The film and television industry is known for its complex hierarchy and multitude of roles. Producers and Directors are way up there on the ladder.
Before we get into examples, let’s explore the definitions.
The Executive Producer (EP) often assumes the role of supreme authority within a television program, while in films, they can act as major investors or crucial arbiters of decisions. Their involvement in the project is usually substantial, whether it be through financial contributions, creative input, or both. In television, the EP, sometimes known as the showrunner, has creative authority over the series. They may be responsible for the overall narrative, hiring key personnel, managing budgets, and making high-level decisions. In films, an EP might not be involved in day-to-day decisions but will have played a pivotal role in getting the film made, often financially.
Producers are the driving force behind the scenes. They identify and develop a story or script, secure financing, hire key staff (like the director), and oversee the production from start to finish. Their responsibilities also include budget management, scheduling, and ensuring everything stays on track. There can be multiple producers on a project, each with slightly different focuses. Some might be more involved in script development, while others might specialize in post-production or distribution.
Directors take charge of all creative aspects of the production. This entails providing guidance and direction to actors in order to shape their performances, making decisions regarding camera angles, as well as ensuring a coherent storytelling experience for audiences.
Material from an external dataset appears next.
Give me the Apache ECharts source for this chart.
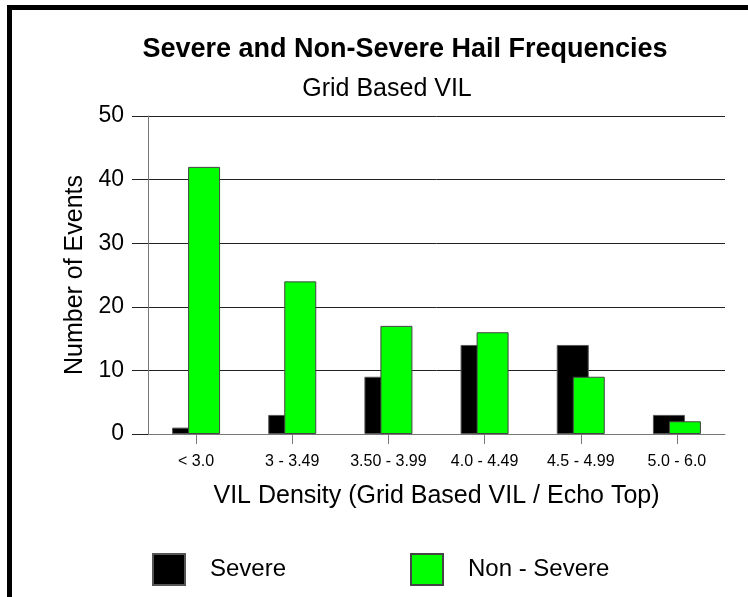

The director’s task also involves interpreting written scripts into visual and auditory elements, thus influencing both aesthetics and pacing throughout the project. Collaboration with various departments is essential for guaranteeing that every aspect of production aligns seamlessly with their unique vision.
While the Director focuses on the creative side, the Assistant Director (often split into 1st AD and 2nd AD roles) manages the logistical aspects on set. The 1st AD creates shooting schedules, coordinates between departments, manages the crew, and ensures that the production stays on schedule. The 2nd AD assists the 1st AD, handling tasks like directing background action and managing extras.
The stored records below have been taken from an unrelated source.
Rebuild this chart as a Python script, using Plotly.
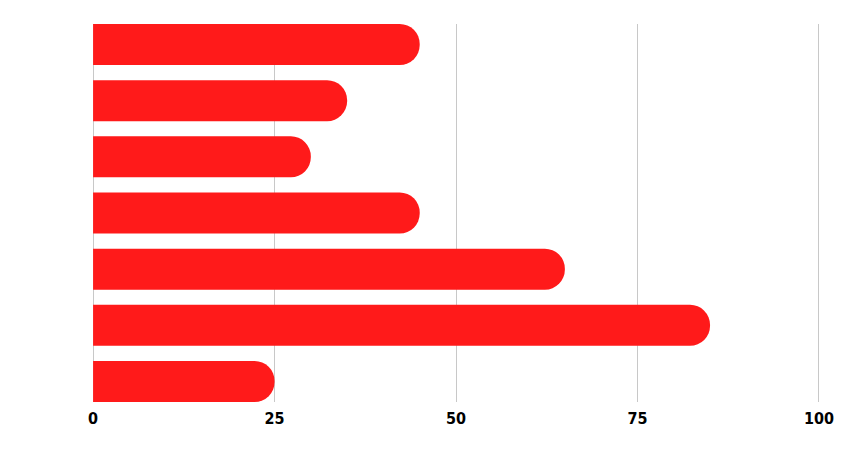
import plotly.graph_objects as go

categories = ["A", "B", "C", "D", "E", "F", "G"]
values = [45, 35, 30, 45, 65, 85, 25]
tick_vals = [0, 25, 50, 75, 100]
tick_text = ["0", "25", "50", "75", "100"]

bar_w = 0.73
fig = go.Figure(go.Bar(
    y=categories, x=values, orientation="h",
    width=bar_w,
    marker=dict(color="#ff1a1a", cornerradius="50%", line=dict(width=0)),
    hoverinfo="x",
))
fig.update_layout(
    width=850, height=450,
    margin=dict(l=84, r=38, t=16, b=56),
    plot_bgcolor="white", paper_bgcolor="white",
    showlegend=False,
    xaxis=dict(range=[-0.15, 100.15], tickvals=tick_vals, ticktext=tick_text,
               showgrid=True, gridcolor="#c8c8c8", gridwidth=1,
               zeroline=False, showline=False, ticks="", ticklabelstandoff=5,
               tickfont=dict(family="DejaVu Sans Condensed", size=16, color="black", weight="bold")),
    yaxis=dict(type="category", range=[6 + bar_w / 2, -bar_w / 2],
               showticklabels=False, showgrid=False, zeroline=False, ticks="", showline=False),
)
fig.write_html("out.html")
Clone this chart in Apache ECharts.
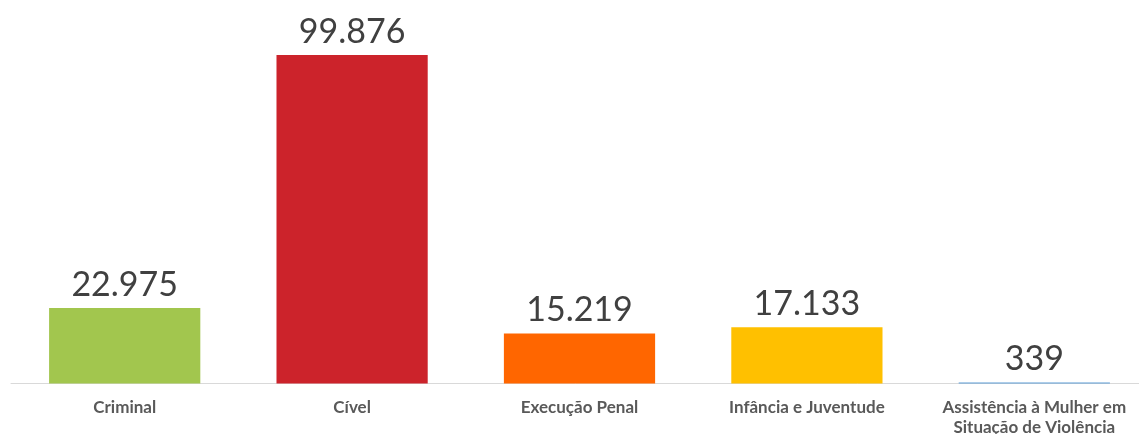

The roles of the Producer and Director can often overlap, and their responsibilities can vary depending on the project, the size of the production, and specific contractual agreements.
Now that we have that down pat, let’s dig into the EXAMPLES!
Executive Producer (EP)
Shonda Rhimes, the mastermind behind popular TV shows such as Grey’s Anatomy, Scandal, and How to Get Away with Murder, is a shining example of an executive producer or showrunner. Rhimes goes beyond financial support for these shows; she provides invaluable artistic direction, ensuring that each series preserves its distinctive storytelling allure.
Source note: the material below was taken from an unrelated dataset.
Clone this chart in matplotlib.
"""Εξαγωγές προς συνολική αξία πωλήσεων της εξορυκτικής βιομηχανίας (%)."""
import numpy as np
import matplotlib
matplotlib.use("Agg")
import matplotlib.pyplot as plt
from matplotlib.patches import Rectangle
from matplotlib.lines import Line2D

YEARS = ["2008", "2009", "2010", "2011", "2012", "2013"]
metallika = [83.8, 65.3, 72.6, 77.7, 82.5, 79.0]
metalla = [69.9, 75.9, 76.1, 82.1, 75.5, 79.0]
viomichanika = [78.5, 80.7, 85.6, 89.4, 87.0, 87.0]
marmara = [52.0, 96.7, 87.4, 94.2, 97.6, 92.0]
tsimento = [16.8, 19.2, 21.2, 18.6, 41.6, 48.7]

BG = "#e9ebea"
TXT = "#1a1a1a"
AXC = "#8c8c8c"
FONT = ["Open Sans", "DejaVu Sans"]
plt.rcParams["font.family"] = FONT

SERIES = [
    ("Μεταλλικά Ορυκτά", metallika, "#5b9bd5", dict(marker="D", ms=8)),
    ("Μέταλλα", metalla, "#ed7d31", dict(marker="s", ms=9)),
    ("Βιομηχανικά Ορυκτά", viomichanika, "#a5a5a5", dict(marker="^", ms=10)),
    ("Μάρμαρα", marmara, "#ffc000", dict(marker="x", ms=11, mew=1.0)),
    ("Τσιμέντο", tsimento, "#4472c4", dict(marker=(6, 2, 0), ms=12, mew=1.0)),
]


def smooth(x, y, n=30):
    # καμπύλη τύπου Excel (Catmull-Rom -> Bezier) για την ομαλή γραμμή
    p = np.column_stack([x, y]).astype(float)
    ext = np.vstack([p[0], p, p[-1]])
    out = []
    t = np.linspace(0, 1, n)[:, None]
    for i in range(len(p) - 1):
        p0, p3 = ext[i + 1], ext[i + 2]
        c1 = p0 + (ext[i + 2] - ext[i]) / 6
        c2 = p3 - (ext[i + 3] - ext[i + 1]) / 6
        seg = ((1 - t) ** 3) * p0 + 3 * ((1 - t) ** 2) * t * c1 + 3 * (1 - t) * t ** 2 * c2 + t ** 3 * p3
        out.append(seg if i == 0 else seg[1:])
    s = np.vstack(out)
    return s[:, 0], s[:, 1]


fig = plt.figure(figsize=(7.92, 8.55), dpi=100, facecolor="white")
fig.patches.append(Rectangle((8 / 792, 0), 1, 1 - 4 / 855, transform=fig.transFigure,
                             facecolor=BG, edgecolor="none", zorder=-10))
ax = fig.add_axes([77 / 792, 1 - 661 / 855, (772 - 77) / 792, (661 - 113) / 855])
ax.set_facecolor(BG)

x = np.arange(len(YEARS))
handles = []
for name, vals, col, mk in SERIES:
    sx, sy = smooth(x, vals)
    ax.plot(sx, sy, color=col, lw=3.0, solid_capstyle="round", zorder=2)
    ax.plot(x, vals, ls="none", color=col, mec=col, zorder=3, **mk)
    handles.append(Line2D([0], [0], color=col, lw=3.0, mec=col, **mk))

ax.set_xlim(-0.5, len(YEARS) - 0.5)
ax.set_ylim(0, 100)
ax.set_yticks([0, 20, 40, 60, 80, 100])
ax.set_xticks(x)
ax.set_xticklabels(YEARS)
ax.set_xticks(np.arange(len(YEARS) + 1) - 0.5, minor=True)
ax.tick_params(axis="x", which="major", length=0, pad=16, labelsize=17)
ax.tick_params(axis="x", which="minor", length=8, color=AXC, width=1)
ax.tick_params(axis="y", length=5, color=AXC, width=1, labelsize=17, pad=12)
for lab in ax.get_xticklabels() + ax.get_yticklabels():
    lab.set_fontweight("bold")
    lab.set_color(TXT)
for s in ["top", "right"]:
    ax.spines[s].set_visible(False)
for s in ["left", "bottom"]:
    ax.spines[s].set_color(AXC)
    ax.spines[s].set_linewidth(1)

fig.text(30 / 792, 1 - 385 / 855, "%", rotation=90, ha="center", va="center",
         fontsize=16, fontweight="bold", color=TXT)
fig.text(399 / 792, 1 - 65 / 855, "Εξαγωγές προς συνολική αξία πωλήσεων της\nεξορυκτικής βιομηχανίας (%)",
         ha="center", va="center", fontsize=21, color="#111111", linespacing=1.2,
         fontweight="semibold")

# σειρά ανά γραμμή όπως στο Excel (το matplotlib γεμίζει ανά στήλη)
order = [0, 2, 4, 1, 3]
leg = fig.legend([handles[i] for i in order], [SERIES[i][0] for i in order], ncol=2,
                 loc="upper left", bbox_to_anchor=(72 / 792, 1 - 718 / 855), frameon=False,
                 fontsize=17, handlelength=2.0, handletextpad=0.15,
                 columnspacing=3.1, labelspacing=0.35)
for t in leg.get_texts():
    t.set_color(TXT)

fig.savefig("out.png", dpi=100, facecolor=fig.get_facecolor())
In the film world, Steven Spielberg, despite being better known as a director, has served as an EP on many projects, including the Transformers series. His role often involves securing resources, offering creative insights, or leveraging his influence to ensure the film’s success.
In television, Lorne Michaels stands out as the long-standing producer of Saturday Night Live. Beyond SNL, Michaels has produced numerous shows, films, and specials, showcasing his ability to manage different formats successfully.
Kathleen Kennedy has been a force in Hollywood, producing iconic films such as E.T. the Extra-Terrestrial, Jurassic Park, and continuing the Star Wars saga. Her expertise lies in managing vast projects, ensuring they adhere to timelines, budgets, and achieve narrative success.
Alfred Hitchcock has earned the moniker Master of Suspense for good reason. His directorial prowess is unmatched in the thriller and suspense genres, leaving an indelible mark on both. Through his impeccable ability to generate tension and drama, he has crafted enduring masterpieces like Psycho, Rear Window, North by Northwest, and The Birds. What sets Hitchcock’s films apart is not just their suspenseful nature but also the intricate psychological layers they explore. Furthermore, his innovative use of cinematography adds another dimension to his work while creating iconic moments that have had a profound influence on subsequent generations of filmmakers.
Martin Scorsese has earned a distinguished reputation for his exceptional craftsmanship and distinct artistic flair through iconic films like Taxi Driver, Goodfellas, and The Wolf of Wall Street. His meticulous direction has not only influenced but also redefined entire film genres.
Adam Somner has been the 1st AD on numerous high-profile films, such as Bridge of Spies, Inception, and The Girl with the Dragon Tattoo. Though not always in the spotlight, ADs like Somner are pivotal in ensuring big productions run smoothly.
Burt ‘Skip’ Burnam is a seasoned 2nd AD known for his work on TV series like The West Wing and films such as The Shawshank Redemption. His expertise lies in managing background action and ensuring smooth coordination between different teams.
It’s evident that the film and television industry functions as a complex web of interdependent roles. The multitude of behind-the-scenes workers seems never-ending! Although actors take center stage in the eyes of audiences, it’s the combined efforts of Executive Producers, Producers, Directors, and Assistant Directors that breathe life into creative visions.